The context: A $20 billion lawsuit and corporate pressure

Former President Trump filed a $20 billion lawsuit against CBS News and Paramount Global, claiming that 60 Minutes deceptively edited a Kamala Harris interview to influence the 2024 election . Legal experts widely consider it frivolous. CBS maintained its standard practice, stating edits were for brevity and transparency was provided via transcripts.

Redstone reportedly pressured CBS to delay or soften critical Trump coverage while negotiating merger approval with the FCC, prompting internal pushback and resignations.

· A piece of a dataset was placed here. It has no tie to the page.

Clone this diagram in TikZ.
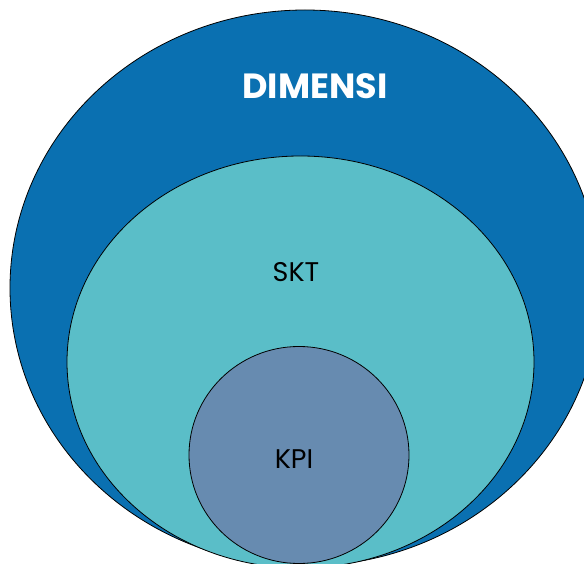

Internal fallout: resignations and threats of exodus

In April and May 2025, two key CBS News figures resigned: Bill Owens, executive producer of 60 Minutes, citing editorial interference, and Wendy McMahon, president of CBS News and Stations, reportedly over corporate direction disagreements

Stahl recounted nearly an “en masse” staff resignation by her colleagues over these developments, although Owens ultimately asked them to stay .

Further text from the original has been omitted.